## GIVEN PROBLEM
Skipping all pictures, set down the lines of the listing from the first through the one with "const sio2MinorTicks = [69, 71, 72, 73, 74, 76, 77, 78];".

## Start

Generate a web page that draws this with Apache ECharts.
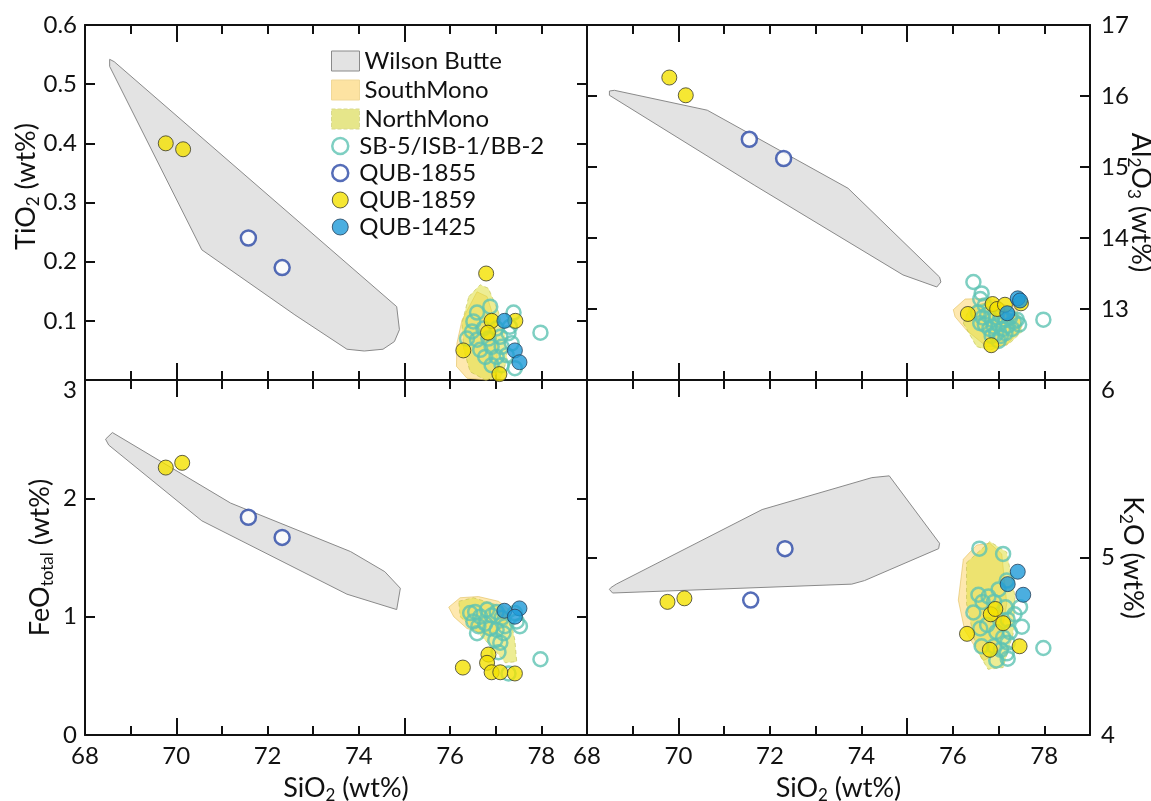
<!DOCTYPE html>
<html>
<head>
<meta charset="utf-8">
<script src="https://cdn.jsdelivr.net/npm/echarts@6/dist/echarts.min.js"></script>
<style>
    html, body { margin: 0; background: #fff; }
    #chart { width: 1151px; height: 801px; }
</style>
</head>
<body>
<div id="chart"></div>
<script>
// ---- SiO2 axis (shared by all four panels) ----
const sio2Labels     = [68, 70, 72, 74, 76, 78];
const sio2MajorTicks = [70, 75];
const sio2MinorTicks = [69, 71, 72, 73, 74, 76, 77, 78];

// ---- TiO2 panel ----
const tio2Ticks  = [0.1, 0.2, 0.3, 0.4, 0.5];
const tio2Labels = [0.1, 0.2, 0.3, 0.4, 0.5, 0.6];
const wilsonTiO2 = [[68.54,0.542],[68.64,0.538],[74.83,0.124],[74.89,0.085],[74.78,0.065],[74.53,0.052],[74.12,0.049],[73.74,0.052],[72.6,0.11],[70.56,0.22],[68.54,0.53]];
const southTiO2  = [[76.59,0.149],[76.81,0.141],[76.95,0.107],[77.03,0.062],[77.03,0.011],[76.81,0.0],[76.37,0.003],[76.14,0.023],[76.15,0.062],[76.26,0.101]];
const northTiO2  = [[76.41,0.141],[76.66,0.161],[76.84,0.155],[77.06,0.115],[77.21,0.073],[77.25,0.034],[77.10,0.003],[76.77,0.0],[76.44,0.014],[76.30,0.051],[76.26,0.096]];
const sbTiO2     = [[76.59,0.114],[76.88,0.124],[77.39,0.114],[76.48,0.082],[76.73,0.087],[77.02,0.087],[76.59,0.068],[76.84,0.070],[77.10,0.073],[77.28,0.079],[76.66,0.051],[76.91,0.056],[77.13,0.056],[77.35,0.062],[76.77,0.039],[77.02,0.039],[77.24,0.042],[76.91,0.025],[77.13,0.025],[77.42,0.020],[77.31,0.090],[76.51,0.099],[76.37,0.070],[77.98,0.08]];
const q1855TiO2  = [[71.58,0.24],[72.32,0.19]];
const q1859TiO2  = [[69.77,0.40],[70.15,0.39],[76.79,0.18],[76.91,0.10],[76.83,0.08],[77.43,0.10],[76.29,0.05],[77.08,0.01]];
const q1425TiO2  = [[77.19,0.10],[77.42,0.05],[77.52,0.03]];

// ---- Al2O3 panel ----
const al2o3Ticks  = [13, 14, 15, 16];
const al2o3Labels = [13, 14, 15, 16, 17];
const wilsonAl2O3 = [[68.49,16.07],[68.6,16.08],[70.63,15.80],[73.71,14.70],[75.71,13.45],[75.74,13.38],[75.65,13.31],[74.91,13.48],[71.67,14.74],[68.49,16.01]];
const southAl2O3  = [[76.01,12.99],[76.27,13.14],[76.81,13.15],[77.40,12.99],[77.51,12.75],[77.18,12.49],[76.74,12.47],[76.30,12.70],[76.05,12.89]];
const northAl2O3  = [[76.23,12.80],[76.37,13.03],[76.81,13.10],[77.47,12.87],[77.51,12.68],[77.25,12.52],[76.81,12.42],[76.52,12.47]];
const sbAl2O3     = [[76.45,13.38],[76.63,13.22],[76.60,13.14],[76.70,13.05],[76.55,12.95],[76.65,12.88],[76.75,12.92],[76.85,12.85],[76.95,12.88],[77.05,12.90],[77.15,12.85],[77.25,12.88],[77.35,12.82],[77.45,12.78],[76.70,12.78],[76.80,12.72],[76.90,12.75],[77.00,12.78],[77.10,12.72],[77.20,12.76],[77.30,12.72],[76.85,12.62],[76.95,12.65],[77.05,12.62],[77.15,12.66],[77.00,12.55],[76.60,12.80],[77.40,12.85],[77.98,12.85]];
const q1855Al2O3  = [[71.55,15.39],[72.30,15.12]];
const q1859Al2O3  = [[69.80,16.26],[70.16,16.01],[76.33,12.93],[76.87,13.07],[76.97,13.00],[77.14,13.06],[77.49,13.08],[76.84,12.49]];
const q1425Al2O3  = [[77.42,13.15],[77.47,13.12],[77.19,12.94]];

// ---- FeO total panel ----
const feoTicks  = [1, 2];
const feoLabels = [0, 1, 2, 3];
const wilsonFeO = [[68.45,2.50],[68.60,2.556],[71.19,1.96],[73.82,1.55],[74.57,1.38],[74.91,1.24],[74.83,1.06],[73.74,1.19],[70.56,1.81],[68.52,2.45]];
const southFeO  = [[75.97,1.08],[76.22,1.16],[76.62,1.17],[77.06,1.13],[77.35,1.04],[77.24,0.92],[76.81,0.85],[76.37,0.90],[76.08,1.00]];
const northFeO  = [[76.19,1.13],[76.51,1.16],[77.02,1.10],[77.31,1.00],[77.42,0.80],[77.46,0.62],[77.21,0.61],[76.95,0.73],[76.62,0.86],[76.22,1.00]];
const sbFeO     = [[76.44,1.03],[76.55,1.04],[76.66,1.00],[76.51,0.96],[76.62,0.92],[76.77,0.94],[76.91,1.01],[77.02,1.04],[77.13,0.99],[76.88,0.90],[77.02,0.89],[77.20,0.92],[77.46,0.96],[76.99,0.80],[77.06,0.70],[77.10,0.78],[77.28,0.52],[77.53,0.92],[77.42,1.03],[76.81,1.06],[76.59,0.86],[77.17,0.86],[77.98,0.64]];
const q1855FeO  = [[71.58,1.84],[72.32,1.67]];
const q1859FeO  = [[69.77,2.26],[70.13,2.30],[76.28,0.57],[76.84,0.68],[76.81,0.61],[76.91,0.53],[77.10,0.53],[77.42,0.52]];
const q1425FeO  = [[77.19,1.05],[77.52,1.07],[77.42,1.00]];

// ---- K2O panel ----
const k2oTicks  = [5];
const k2oLabels = [4, 5, 6];
const wilsonK2O = [[68.49,4.82],[68.52,4.83],[68.64,4.85],[71.83,5.27],[74.23,5.45],[74.61,5.46],[75.71,5.08],[75.69,5.05],[74.07,4.87],[73.79,4.85],[68.56,4.80]];
const southK2O  = [[76.12,4.76],[76.23,4.99],[76.52,5.07],[76.81,5.08],[77.07,5.02],[77.18,4.74],[76.99,4.46],[76.67,4.42],[76.26,4.59]];
const northK2O  = [[76.30,4.97],[76.81,5.09],[77.18,5.03],[77.36,4.78],[77.32,4.57],[77.10,4.38],[76.77,4.37],[76.52,4.48],[76.30,4.74]];
const sbK2O     = [[76.58,5.05],[77.10,5.02],[77.18,4.87],[77.00,4.82],[76.56,4.79],[76.78,4.78],[76.65,4.75],[76.90,4.75],[77.15,4.72],[77.47,4.72],[76.45,4.69],[77.35,4.68],[76.60,4.60],[76.75,4.62],[77.20,4.65],[77.51,4.61],[76.95,4.58],[77.10,4.55],[77.25,4.58],[76.63,4.50],[76.90,4.50],[77.05,4.48],[77.20,4.52],[77.18,4.46],[77.20,4.43],[76.95,4.42],[77.98,4.49]];
const q1855K2O  = [[72.33,5.05],[71.58,4.76]];
const q1859K2O  = [[69.76,4.75],[70.13,4.77],[76.31,4.57],[76.83,4.68],[76.93,4.71],[77.10,4.63],[76.81,4.48],[77.46,4.50]];
const q1425K2O  = [[77.42,4.92],[77.20,4.85],[77.54,4.79]];

const FONT    = 'Lato';
const INK     = '#111';
const TICK_FS = 24;
const NAME_FS = 27;
const SUB     = { fontSize: 17, fontFamily: FONT, color: INK, verticalAlign: 'bottom', padding: [0, 0, -2, 0] };
// invisible spacer used to slide a rotated axis title along its axis
const SP      = (w) => ({ width: w, fontSize: NAME_FS, fontFamily: FONT, color: 'rgba(0,0,0,0)' });

const STYLE = {
    wilson: { fill: '#e3e3e3', stroke: '#8a8a8a', dash: null },
    south:  { fill: 'rgba(253, 214, 110, 0.55)', stroke: 'rgba(225, 190, 90, 0.6)', dash: null },
    north:  { fill: 'rgba(222, 222, 60, 0.55)',  stroke: 'rgba(190, 190, 80, 0.6)', dash: [4, 3] },
};

const panels = [
    { grid: { left: 85,  top: 25,  width: 502, height: 355 }, min: 0,  max: 0.6, ticks: tio2Ticks,  labels: tio2Labels,  side: 'left',
      name: '{sp| }TiO{s|2} (wt%)', spacer: 32, nameGap: 45, xTitle: false,
      wilson: wilsonTiO2, south: southTiO2, north: northTiO2, sb: sbTiO2, q1855: q1855TiO2, q1859: q1859TiO2, q1425: q1425TiO2 },
    { grid: { left: 587, top: 25,  width: 503, height: 355 }, min: 12, max: 17,  ticks: al2o3Ticks, labels: al2o3Labels, side: 'right',
      name: 'Al{s|2}O{s|3} (wt%)', nameGap: 37, xTitle: false,
      wilson: wilsonAl2O3, south: southAl2O3, north: northAl2O3, sb: sbAl2O3, q1855: q1855Al2O3, q1859: q1859Al2O3, q1425: q1425Al2O3 },
    { grid: { left: 85,  top: 380, width: 502, height: 355 }, min: 0,  max: 3,   ticks: feoTicks,   labels: feoLabels,   side: 'left',
      name: 'FeO{s|total} (wt%)', nameGap: 31, xTitle: true, pushTop: true,
      wilson: wilsonFeO, south: southFeO, north: northFeO, sb: sbFeO, q1855: q1855FeO, q1859: q1859FeO, q1425: q1425FeO },
    { grid: { left: 587, top: 380, width: 503, height: 355 }, min: 4,  max: 6,   ticks: k2oTicks,   labels: k2oLabels,   side: 'right',
      name: 'K{s|2}O (wt%)', nameGap: 29, xTitle: true, pushTop: true,
      wilson: wilsonK2O, south: southK2O, north: northK2O, sb: sbK2O, q1855: q1855K2O, q1859: q1859K2O, q1425: q1425K2O },
];

const lineStyle = { color: INK, width: 2 };

function xAxes(p, gi) {
    const base = { gridIndex: gi, type: 'value', min: 68, max: 79, splitLine: { show: false } };
    const axes = [];
    ['bottom', 'top'].forEach((pos) => {
        const labelled = pos === 'bottom' && p.xTitle;
        axes.push({
            ...base, position: pos,
            axisLine: { show: true, onZero: false, lineStyle },
            axisTick: { show: true, inside: true, length: 17, customValues: sio2MajorTicks, lineStyle },
            axisLabel: { show: labelled, customValues: sio2Labels, fontSize: TICK_FS, fontFamily: FONT, color: INK, margin: 9 },
            name: labelled ? (gi === 2 ? '{sp| }SiO{s|2} (wt%)' : 'SiO{s|2} (wt%)') : '',
            nameLocation: 'middle', nameGap: 40, nameMoveOverlap: false,
            nameTextStyle: { fontSize: NAME_FS, fontFamily: FONT, color: INK, rich: { s: SUB, sp: SP(20) } },
        });
        axes.push({
            ...base, position: pos,
            axisLine: { show: false, onZero: false },
            axisTick: { show: true, inside: true, length: 9, customValues: sio2MinorTicks, lineStyle },
            axisLabel: { show: false },
        });
    });
    return axes;
}

function yAxes(p, gi) {
    return ['left', 'right'].map((pos) => {
        const labelled = pos === p.side;
        return {
            gridIndex: gi, type: 'value', position: pos, min: p.min, max: p.max,
            splitLine: { show: false },
            axisLine: { show: true, onZero: false, lineStyle },
            axisTick: { show: true, inside: true, length: 10, customValues: p.ticks, lineStyle },
            axisLabel: {
                show: labelled, customValues: p.labels, fontSize: TICK_FS, fontFamily: FONT, color: INK,
                margin: pos === 'left' ? 8 : 11,
                formatter: (v) => (p.pushTop && v === p.max) ? `{dn|${v}}` : String(v),
                rich: { dn: { fontSize: TICK_FS, fontFamily: FONT, color: INK, padding: [20, 0, 0, 0] } },
            },
            name: labelled ? p.name : '',
            nameLocation: 'middle', nameGap: p.nameGap, nameMoveOverlap: false,
            nameRotate: pos === 'left' ? 90 : -90,
            nameTextStyle: { fontSize: NAME_FS, fontFamily: FONT, color: INK, rich: { s: SUB, sp: SP(p.spacer || 0) } },
        };
    });
}

function polygonSeries(name, pts, style, xi, yi) {
    return {
        type: 'custom', name, xAxisIndex: xi, yAxisIndex: yi, silent: true, z: 1,
        data: pts, encode: { x: 0, y: 1 },
        renderItem: (params, api) => {
            if (params.dataIndex !== 0) return null;
            return {
                type: 'polygon',
                shape: { points: pts.map((pt) => api.coord(pt)) },
                style: { fill: style.fill, stroke: style.stroke, lineWidth: 1, lineDash: style.dash },
            };
        },
    };
}

function pointSeries(name, data, xi, yi, itemStyle, size, z) {
    return { type: 'scatter', name, xAxisIndex: xi, yAxisIndex: yi, data, symbol: 'circle', symbolSize: size, itemStyle, z, silent: true };
}

const sbStyle    = { color: 'rgba(255,255,255,0)', borderColor: '#5ec3b3', borderWidth: 2.5 };
const q1855Style = { color: '#ffffff', borderColor: '#2b49a6', borderWidth: 2.5 };
const q1859Style = { color: '#f4e100', borderColor: '#3a3a2a', borderWidth: 1 };
const q1425Style = { color: '#1e9ad8', borderColor: '#25405a', borderWidth: 1 };

const grids = [], xAxis = [], yAxis = [], series = [];
panels.forEach((p, gi) => {
    grids.push({ ...p.grid, containLabel: false, outerBoundsMode: 'none' });
    xAxis.push(...xAxes(p, gi));
    yAxis.push(...yAxes(p, gi));
    const xi = gi * 4, yi = gi * 2;
    series.push(
        polygonSeries('Wilson Butte', p.wilson, STYLE.wilson, xi, yi),
        polygonSeries('SouthMono', p.south, STYLE.south, xi, yi),
        polygonSeries('NorthMono', p.north, STYLE.north, xi, yi),
        pointSeries('SB-5/ISB-1/BB-2', p.sb, xi, yi, sbStyle, 14, 3),
        pointSeries('QUB-1855', p.q1855, xi, yi, q1855Style, 15, 4),
        pointSeries('QUB-1859', p.q1859, xi, yi, q1859Style, 15, 5),
        pointSeries('QUB-1425', p.q1425, xi, yi, q1425Style, 15, 6),
    );
});

const legendText = { fontSize: 24, fontFamily: FONT, color: INK };

const option = {
    animation: false,
    backgroundColor: '#fff',
    textStyle: { fontFamily: FONT },
    grid: grids,
    xAxis, yAxis, series,
    legend: [
        {
            orient: 'vertical', left: 326, top: 44, itemWidth: 28, itemHeight: 20, itemGap: 5,
            selectedMode: false, textStyle: legendText,
            data: [
                { name: 'Wilson Butte', icon: 'rect', itemStyle: { color: STYLE.wilson.fill, borderColor: '#8a8a8a', borderWidth: 1 } },
                { name: 'SouthMono', icon: 'rect', itemStyle: { color: '#fde3a2', borderColor: '#f0d898', borderWidth: 1 } },
                { name: 'NorthMono', icon: 'rect', itemStyle: { color: '#e6e68a', borderColor: '#d8d890', borderWidth: 1, borderType: 'dashed' } },
            ],
        },
        {
            orient: 'vertical', left: 326, top: 129, itemWidth: 28, itemHeight: 16, itemGap: 3,
            selectedMode: false, textStyle: legendText,
            data: [
                { name: 'SB-5/ISB-1/BB-2', icon: 'circle', itemStyle: sbStyle },
                { name: 'QUB-1855', icon: 'circle', itemStyle: q1855Style },
                { name: 'QUB-1859', icon: 'circle', itemStyle: q1859Style },
                { name: 'QUB-1425', icon: 'circle', itemStyle: q1425Style },
            ],
        },
    ],
};

const chart = echarts.init(document.getElementById('chart'), null, { renderer: 'canvas' });
chart.setOption(option);
</script>
</body>
</html>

## End

## THE COMPLETED TASK
Generate a web page that draws this with Apache ECharts.
<!DOCTYPE html>
<html>
<head>
<meta charset="utf-8">
<script src="https://cdn.jsdelivr.net/npm/echarts@6/dist/echarts.min.js"></script>
<style>
    html, body { margin: 0; background: #fff; }
    #chart { width: 1151px; height: 801px; }
</style>
</head>
<body>
<div id="chart"></div>
<script>
// ---- SiO2 axis (shared by all four panels) ----
const sio2Labels     = [68, 70, 72, 74, 76, 78];
const sio2MajorTicks = [70, 75];
const sio2MinorTicks = [69, 71, 72, 73, 74, 76, 77, 78];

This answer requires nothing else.